Hirst’s painterly ability has been questioned in the past, but when you’re portraying imperfect nature you can allow yourself some wriggle room. My favourites here are the canvases given room to breathe, the summer sky providing some reprieve from the frothy blossom and tangled branches. The largest work is 5.5 metres tall and 7.3 metres wide (18ft x 24ft), comprises four panels and has a whole wall to itself. My eye snags on a putty-like splat, then glides along a skinny branch before getting caught on a fleck of bright white. Elsewhere, a diptych brings together two halves of a flowering tree, its trunk bisected. Remind you of anything?

Hirst’s habit of chopping things in half persists, but he’s dialled down the shock factor. “All my favourite art, if I look back at any artist, is like a map of a person’s life,” he says. “You start off crazy and wild, then you slow down and become more stable.”

I’m reminded of something he said earlier about never liking the term “YBA” because he knew that one day it would be replaced by “OAP”. I ask if he’s mellowed and, after thinking for a moment, he says he’s a bit wiser and more patient.

Hirst applied paint with sticks and brushes – ‘whatever I had at hand’. Photograph: © Damien Hirst and Science Ltd

“I guess in the beginning,” he says, “with the drinking and the partying and the drugs, I felt immortal.
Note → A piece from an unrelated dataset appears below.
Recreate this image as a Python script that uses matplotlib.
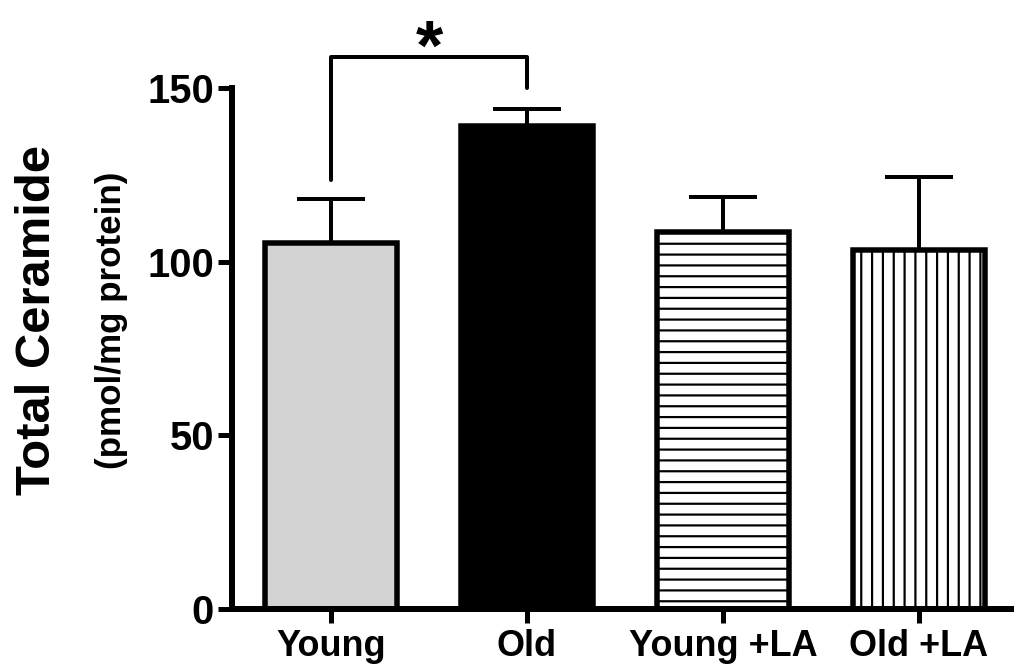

I thought: ‘This is going to last for ever, nothing can stop me.’ Then – boom – it kind of hits you and you think: ‘That’s not where I am any more.’ But I’ve still got that streak of wanting to change the world and wanting to reinvent myself.”

Damien Hirst: Treasures from the Wreck of the Unbelievable review – beautiful and monstrousRead more

I tell Hirst he is sounding quite reflective, and he says he always has been. He talks about lockdown and feeling blessed to have been able to go to his studio every day. The Cherry Blossoms were conceived before the pandemic, but he is certain that his need to find some positivity spurred the project on.

“I suppose I was tentative because it’s a bit unexpected for me. I thought people would say: ‘You’re painting flowers? What’s going on?’ Then when Covid hit, I felt strongly that it was the right thing to do. As I’ve got older, I’ve got more confident – or maybe I’ve lost my edge. Who knows?” Does that worry him? “Not at all. I just want to check out what happens next.”